You don't need a lab to catch the obvious fakes. Here's what you can check yourself, and where home tests stop being reliable.

Start with the stamp

Real gold jewelry is almost always stamped with its purity — 10k, 14k, 18k, 22k, or a number like 585 (14k) or 750 (18k). Check the clasp, the inside of a ring band, or the back of a pendant. No stamp doesn't automatically mean fake, especially on older or handmade pieces, but it's the first thing to look for and the fastest thing to photograph if you're listing the piece for sale.

The magnet test

Gold is not magnetic — at any karat. If a piece is strongly attracted to a magnet, the base metal isn't gold, even if it's gold-plated on the surface. This catches the crudest fakes instantly, but it's not proof of purity: plenty of fake pieces use non-magnetic base metals like brass specifically to pass this test, so a piece that doesn't stick to a magnet still needs more checking.

The float test (rough, not conclusive)

Real gold is dense and sinks quickly in water without floating or spinning on the way down. Gold-plated or hollow pieces can behave differently. This is a useful gut check, not a purity measurement — it won't tell you 10k from 18k, and it can be misled by hollow construction that's still genuine gold.

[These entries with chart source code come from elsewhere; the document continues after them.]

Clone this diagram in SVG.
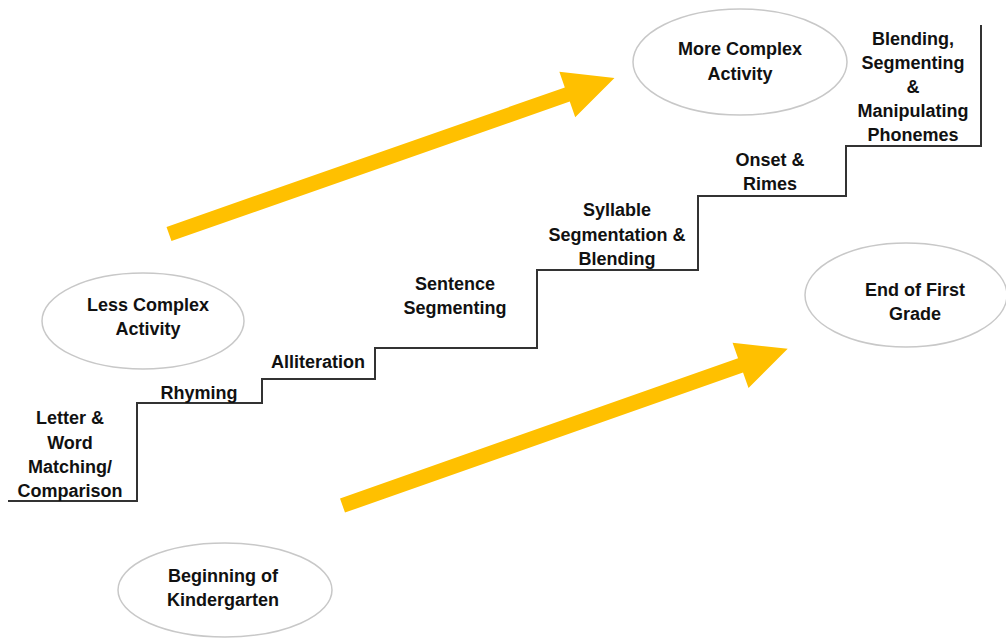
<svg xmlns="http://www.w3.org/2000/svg" width="1006" height="639" viewBox="0 0 1006 639">
<style>
.t{font-family:"Liberation Sans",Arial,sans-serif;font-weight:bold;font-size:18px;fill:#111;text-anchor:middle}
.el{fill:#fff;stroke:#c8c8c8;stroke-width:1.5}
.stair{fill:none;stroke:#333;stroke-width:2}
.arr{fill:#FFC000}
</style>
<defs>
<polygon id="bigArrow" points="0,-7.5 422,-7.5 422,-24 472,0 422,24 422,7.5 0,7.5"/>
</defs>
<rect width="1006" height="639" fill="#fff"/>
<g id="connectors">
<path class="stair" d="M8,501 H137 V403 H262 V379 H375 V348 H537 V270 H698 V196 H846 V146 H981 V25"/>
<use href="#bigArrow" class="arr" transform="translate(169,234) rotate(-19.3)"/>
<use href="#bigArrow" class="arr" transform="translate(342.5,505.5) rotate(-19.4)"/>
</g>
<g id="more-complex">
<ellipse class="el" cx="740" cy="62" rx="107" ry="53"/>
<text class="t" x="740" y="54.5">More Complex</text>
<text class="t" x="740" y="79.5">Activity</text>
</g>
<g id="less-complex">
<ellipse class="el" cx="143" cy="321" rx="101" ry="48"/>
<text class="t" x="148" y="310.5">Less Complex</text>
<text class="t" x="148" y="334.5">Activity</text>
</g>
<g id="end-first">
<ellipse class="el" cx="906" cy="295" rx="101" ry="52"/>
<text class="t" x="915" y="295.5">End of First</text>
<text class="t" x="915" y="319.5">Grade</text>
</g>
<g id="beginning-k">
<ellipse class="el" cx="225" cy="590" rx="107" ry="47"/>
<text class="t" x="223" y="581.5">Beginning of</text>
<text class="t" x="223" y="605.5">Kindergarten</text>
</g>
<g id="step-letter">
<text class="t" x="70" y="423.5">Letter &amp;</text>
<text class="t" x="70" y="448.5">Word</text>
<text class="t" x="70" y="472.5">Matching/</text>
<text class="t" x="70" y="496.5">Comparison</text>
</g>
<g id="step-rhyming">
<text class="t" x="199" y="398.5">Rhyming</text>
</g>
<g id="step-alliteration">
<text class="t" x="318" y="367.5">Alliteration</text>
</g>
<g id="step-sentence">
<text class="t" x="455" y="289.5">Sentence</text>
<text class="t" x="455" y="313.5">Segmenting</text>
</g>
<g id="step-syllable">
<text class="t" x="617" y="215.5">Syllable</text>
<text class="t" x="617" y="240.5">Segmentation &amp;</text>
<text class="t" x="617" y="264.5">Blending</text>
</g>
<g id="step-onset">
<text class="t" x="770" y="165.5">Onset &amp;</text>
<text class="t" x="770" y="189.5">Rimes</text>
</g>
<g id="step-phonemes">
<text class="t" x="913" y="44.5">Blending,</text>
<text class="t" x="913" y="68.5">Segmenting</text>
<text class="t" x="913" y="92.5">&amp;</text>
<text class="t" x="913" y="116.5">Manipulating</text>
<text class="t" x="913" y="140.5">Phonemes</text>
</g>
</svg>
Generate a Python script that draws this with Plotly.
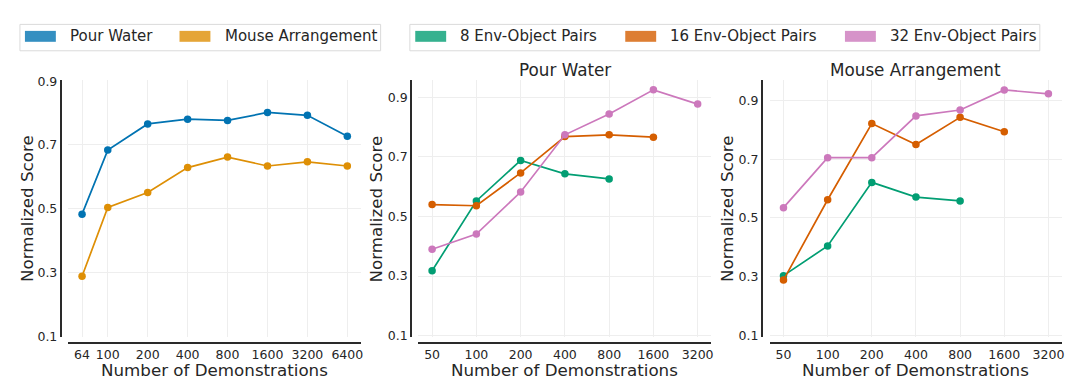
import plotly.graph_objects as go

# ---------------- data ----------------
demos_left = [64, 100, 200, 400, 800, 1600, 3200, 6400]
pour_water = [0.483, 0.684, 0.766, 0.781, 0.777, 0.802, 0.793, 0.727]
mouse_arrangement = [0.288, 0.504, 0.551, 0.629, 0.662, 0.634, 0.647, 0.634]

demos_right = [50, 100, 200, 400, 800, 1600, 3200]
pw_8 = [0.318, 0.552, 0.688, 0.643, 0.626]
pw_16 = [0.540, 0.536, 0.646, 0.768, 0.774, 0.766]
pw_32 = [0.390, 0.441, 0.582, 0.774, 0.844, 0.925, 0.877]
ma_8 = [0.304, 0.405, 0.621, 0.571, 0.558]
ma_16 = [0.289, 0.562, 0.821, 0.750, 0.842, 0.793]
ma_32 = [0.535, 0.705, 0.705, 0.847, 0.867, 0.935, 0.922]

y_ticks = [0.1, 0.3, 0.5, 0.7, 0.9]
legend_left = ["Pour Water", "Mouse Arrangement"]
legend_right = ["8 Env-Object Pairs", "16 Env-Object Pairs", "32 Env-Object Pairs"]
panel_titles = ["Pour Water", "Mouse Arrangement"]

# ---------------- style ----------------
W, H = 1080, 391
FONT = "DejaVu Sans"
TXT = "#262626"
C_BLUE, C_ORANGE = "#0173B2", "#DE8F05"
C_GREEN, C_RED, C_PINK = "#029E73", "#D55E00", "#CC78BC"
GRID = "#eeeeee"
SPINE = "#2a2a2a"


def px(x):
    return x / W


def py(y):
    return (H - y) / H


fig = go.Figure()


def add_series(x, y, color, xa, ya):
    fig.add_trace(go.Scatter(
        x=x, y=y, mode="lines+markers", xaxis=xa, yaxis=ya,
        line=dict(color=color, width=1.7),
        marker=dict(color=color, size=7.5),
        showlegend=False, hoverinfo="skip"))


add_series(demos_left, pour_water, C_BLUE, "x", "y")
add_series(demos_left, mouse_arrangement, C_ORANGE, "x", "y")
for s, c in zip([pw_8, pw_16, pw_32], [C_GREEN, C_RED, C_PINK]):
    add_series(demos_right[:len(s)], s, c, "x2", "y2")
for s, c in zip([ma_8, ma_16, ma_32], [C_GREEN, C_RED, C_PINK]):
    add_series(demos_right[:len(s)], s, c, "x3", "y3")


def xaxis(domain, ticks, rng):
    return dict(
        type="log", domain=domain, range=rng, anchor="free", position=py(347.3),
        tickvals=ticks, ticktext=[str(t) for t in ticks], ticks="",
        showline=True, linecolor=SPINE, linewidth=2,
        showgrid=True, gridcolor=GRID, gridwidth=1, zeroline=False,
        tickfont=dict(family=FONT, size=12.5, color=TXT), fixedrange=True)


def yaxis(pos, rng):
    return dict(
        domain=[py(341.5), py(75.8)], range=rng, anchor="free", position=pos,
        tickvals=y_ticks, ticktext=[f"{t:.1f}" for t in y_ticks], ticks="",
        showline=True, linecolor=SPINE, linewidth=2,
        showgrid=True, gridcolor=GRID, gridwidth=1, zeroline=False,
        tickfont=dict(family=FONT, size=12.5, color=TXT), fixedrange=True)


fig.update_layout(
    width=W, height=H, margin=dict(l=0, r=0, t=0, b=0),
    paper_bgcolor="white", plot_bgcolor="white", showlegend=False,
    xaxis=xaxis([px(68.3), px(361.7)], demos_left, [1.701, 3.907]),
    xaxis2=xaxis([px(419.3), px(713.3)], demos_right, [1.604, 3.598]),
    xaxis3=xaxis([px(771.7), px(1065)], demos_right, [1.604, 3.598]),
    yaxis=yaxis(px(61), [0.097, 0.903]),
    yaxis2=yaxis(px(412.3), [0.095, 0.957]),
    yaxis3=yaxis(px(764), [0.095, 0.968]),
)

ann = []
shapes = []


def text(x, y, s, size, angle=0, xanchor="center"):
    ann.append(dict(x=px(x), y=py(y), xref="paper", yref="paper", text=s,
                    showarrow=False, textangle=angle, xanchor=xanchor, yanchor="middle",
                    font=dict(family=FONT, size=size, color=TXT)))


# axis titles
for cx in [(68.3 + 361.7) / 2, (419.3 + 713.3) / 2, (771.7 + 1065) / 2]:
    text(cx, 375, "Number of Demonstrations", 16.7)
for cx in [26.5, 377, 728.5]:
    text(cx, 208.5, "Normalized Score", 16.7, angle=-90)
# panel titles
text((419.3 + 713.3) / 2, 65.5, panel_titles[0], 16.8)
text((771.7 + 1065) / 2, 65.5, panel_titles[1], 16.8)


def legend_box(x0, x1):
    shapes.append(dict(type="rect", xref="paper", yref="paper",
                       x0=px(x0), x1=px(x1), y0=py(45.3), y1=py(18),
                       line=dict(color="#dadada", width=1), fillcolor="white"))


def legend_item(x, label, color):
    shapes.append(dict(type="rect", xref="paper", yref="paper",
                       x0=px(x), x1=px(x + 31), y0=py(36), y1=py(24.7),
                       line=dict(width=0), fillcolor=color, opacity=0.8))
    text(x + 43.3, 30.4, label, 15, xanchor="left")


legend_box(20, 381.7)
legend_item(25, legend_left[0], C_BLUE)
legend_item(180, legend_left[1], C_ORANGE)

legend_box(411, 1042.7)
legend_item(416.4, legend_right[0], C_GREEN)
legend_item(627, legend_right[1], C_RED)
legend_item(847.3, legend_right[2], C_PINK)

fig.update_layout(annotations=ann, shapes=shapes)

fig.write_html("out.html", config={"displayModeBar": False},
               post_script="document.body.style.margin='0px';")
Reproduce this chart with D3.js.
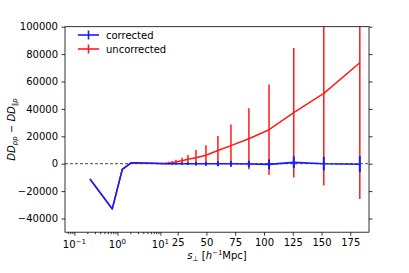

The acid test and XRF testing

  • Acid test kits (available cheap online) use a touchstone and karat-specific acid to check purity at a small scratch point — accurate for spot-checking but damages the piece slightly and takes some practice to read correctly
  • XRF (X-ray fluorescence) testing is the industry-standard non-destructive method — a handheld scanner reads the exact alloy composition in seconds with no damage to the piece
  • XRF is what a professional testing desk uses, and it's the most reliable option for anything valuable enough that a wrong guess would be expensive

When to just pay for professional testing

For anything you're about to pay real money for — a piece over a few hundred dollars, a branded item, or anything where the seller can't produce a stamp or provenance — the cost of professional XRF testing is trivial compared to the cost of being wrong. Home tests are good for a first-pass gut check; they're not a substitute for testing on a high-value purchase or sale.